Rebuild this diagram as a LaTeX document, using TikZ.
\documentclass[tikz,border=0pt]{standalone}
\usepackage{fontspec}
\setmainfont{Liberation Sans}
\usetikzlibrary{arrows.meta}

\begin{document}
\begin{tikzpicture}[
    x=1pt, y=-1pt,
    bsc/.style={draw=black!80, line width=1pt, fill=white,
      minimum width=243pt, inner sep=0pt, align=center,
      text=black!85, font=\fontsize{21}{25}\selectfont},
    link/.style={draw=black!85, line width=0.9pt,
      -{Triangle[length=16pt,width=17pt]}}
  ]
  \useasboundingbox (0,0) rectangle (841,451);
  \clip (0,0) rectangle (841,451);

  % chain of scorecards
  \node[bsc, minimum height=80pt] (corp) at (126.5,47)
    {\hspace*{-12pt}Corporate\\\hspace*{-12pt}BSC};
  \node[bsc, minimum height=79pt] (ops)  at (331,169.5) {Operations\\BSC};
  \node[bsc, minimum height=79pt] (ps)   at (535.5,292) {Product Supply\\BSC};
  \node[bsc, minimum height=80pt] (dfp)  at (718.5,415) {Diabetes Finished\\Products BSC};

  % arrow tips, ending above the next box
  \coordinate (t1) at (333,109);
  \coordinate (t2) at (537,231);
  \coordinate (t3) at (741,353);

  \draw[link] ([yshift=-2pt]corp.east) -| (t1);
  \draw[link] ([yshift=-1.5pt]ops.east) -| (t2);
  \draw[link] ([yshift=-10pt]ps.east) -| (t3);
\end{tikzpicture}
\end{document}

● ● ● ● ● ● ●

[REQUIREMENT]
Set down every line of the listing above again, exactly as given.

[RIGHT ANSWER]
Rebuild this diagram as a LaTeX document, using TikZ.
\documentclass[tikz,border=0pt]{standalone}
\usepackage{fontspec}
\setmainfont{Liberation Sans}
\usetikzlibrary{arrows.meta}

\begin{document}
\begin{tikzpicture}[
    x=1pt, y=-1pt,
    bsc/.style={draw=black!80, line width=1pt, fill=white,
      minimum width=243pt, inner sep=0pt, align=center,
      text=black!85, font=\fontsize{21}{25}\selectfont},
    link/.style={draw=black!85, line width=0.9pt,
      -{Triangle[length=16pt,width=17pt]}}
  ]
  \useasboundingbox (0,0) rectangle (841,451);
  \clip (0,0) rectangle (841,451);

  % chain of scorecards
  \node[bsc, minimum height=80pt] (corp) at (126.5,47)
    {\hspace*{-12pt}Corporate\\\hspace*{-12pt}BSC};
  \node[bsc, minimum height=79pt] (ops)  at (331,169.5) {Operations\\BSC};
  \node[bsc, minimum height=79pt] (ps)   at (535.5,292) {Product Supply\\BSC};
  \node[bsc, minimum height=80pt] (dfp)  at (718.5,415) {Diabetes Finished\\Products BSC};

  % arrow tips, ending above the next box
  \coordinate (t1) at (333,109);
  \coordinate (t2) at (537,231);
  \coordinate (t3) at (741,353);

  \draw[link] ([yshift=-2pt]corp.east) -| (t1);
  \draw[link] ([yshift=-1.5pt]ops.east) -| (t2);
  \draw[link] ([yshift=-10pt]ps.east) -| (t3);
\end{tikzpicture}
\end{document}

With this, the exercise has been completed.